Remember when I said to you that we did not have to understand assembly code for this experiment? Well, I lied. A little. However, although my assembly skills are extremely rusty, you may believe when I say that all differences depicted above merely pertain to renamed segments. There's nothing in there about spurious variable copies.

For integral types, there is thus apparently no difference between the two variants.

Let's spice it up by using iterators! Here's postincrement-iterator.cc:

#include <iostream>
#include <numeric>
#include <vector>

int main(int, char**)
{
  std::vector<unsigned> v( 42 );
  std::iota( v.begin(), v.end(), 0 );

  for( auto it = v.begin(); it != v.end(); it++ )
    std::cout << *it << std::endl;

  return 0;
}

And here's preincrement-iterator.cc:

#include <iostream>
#include <numeric>
#include <vector>

int main(int, char**)
{
  std::vector<unsigned> v( 42 );
  std::iota( v.begin(), v.end(), 0 );

  for( auto it = v.begin(); it != v.end(); ++it )
    std::cout << *it << std::endl;

  return 0;
}

Here, we experience a completely different behaviour. Both gcc and clang create an extra copy during the iteration–however, this extra copy does not seem to be used anywhere. clang, for example, creates the following assembly code for the postincrement operator:

.LBB1_7:                                #   in Loop: Header=BB1_3 Depth=1
        leaq    -88(%rbp), %rdi
        movl    $0, %esi
        callq   _ZN9__gnu_cxx17__normal_iteratorIPjSt6vectorIjSaIjEEEppEi
        movq    %rax, -104(%rbp)
        jmp .LBB1_3

The mangled symbol _ZN9__gnu_cxx17__normal_iteratorIPjSt6vectorIjSaIjEEEppEi refers to the postincrement operator. There is an additional instruction, movl $0, %esi, which is not required for the preincrement operator. So, the postincrement version requires more CPU cycles than the preincrement version.

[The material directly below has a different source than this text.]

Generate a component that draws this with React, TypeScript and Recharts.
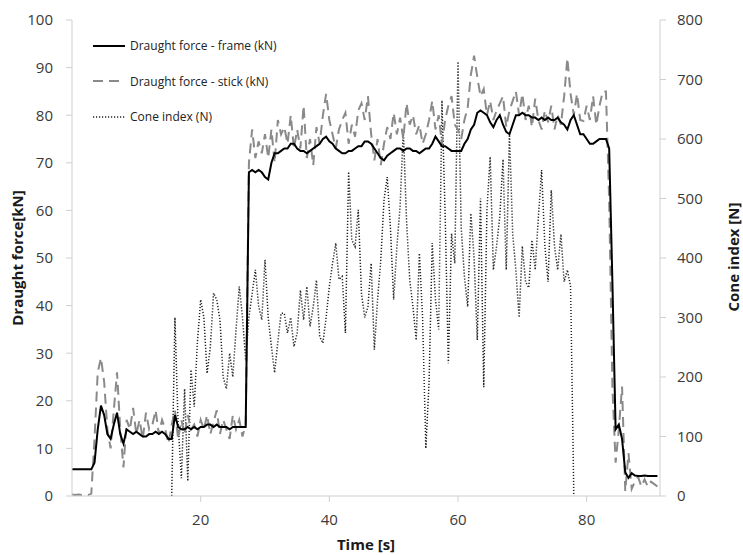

Let's briefly take a look at how bad the problem is:

#include <chrono>
#include <iostream>
#include <numeric>
#include <vector>

int main(int, char**)
{
  std::vector<unsigned> v1( 1000000 );
  std::vector<unsigned> v2( 1000000 );

  std::iota( v1.begin(), v1.end(), 1 );
  std::iota( v2.begin(), v2.end(), 2 );

  std::chrono::time_point<std::chrono::high_resolution_clock> t1, t2, t3;

  t1 = std::chrono::high_resolution_clock::now();

  for( auto it = v1.begin(); it != v1.end(); it++ )
    *it *= 2;

  t2 = std::chrono::high_resolution_clock::now();

  for( auto it = v2.begin(); it != v2.end(); ++it )
    *it *= 2;

  t3 = std::chrono::high_resolution_clock::now();

  std::chrono::duration<double> d1 = t2 - t1;
  std::chrono::duration<double> d2 = t3 - t2;

  std::cout << "Postincrement: " << std::chrono::duration_cast<std::chrono::microseconds>( d1 ).count() << "us" << std::endl
            << "Preincrement:  " << std::chrono::duration_cast<std::chrono::microseconds>( d2 ).count() << "us" << std::endl;

  return 0;
}

This yields:

$ g++ -std=c++11 increment-timing.cc; ./a.out
Postincrement: 31531us
Preincrement:  20867us

For "real" measurements, this should of course be run numerous times. These are the results:

Histogram of postincrement and preincrement timings

Thus, preincrement is definitely faster than postincrement for iterators (or, to be even more precise, certain kinds of iterators).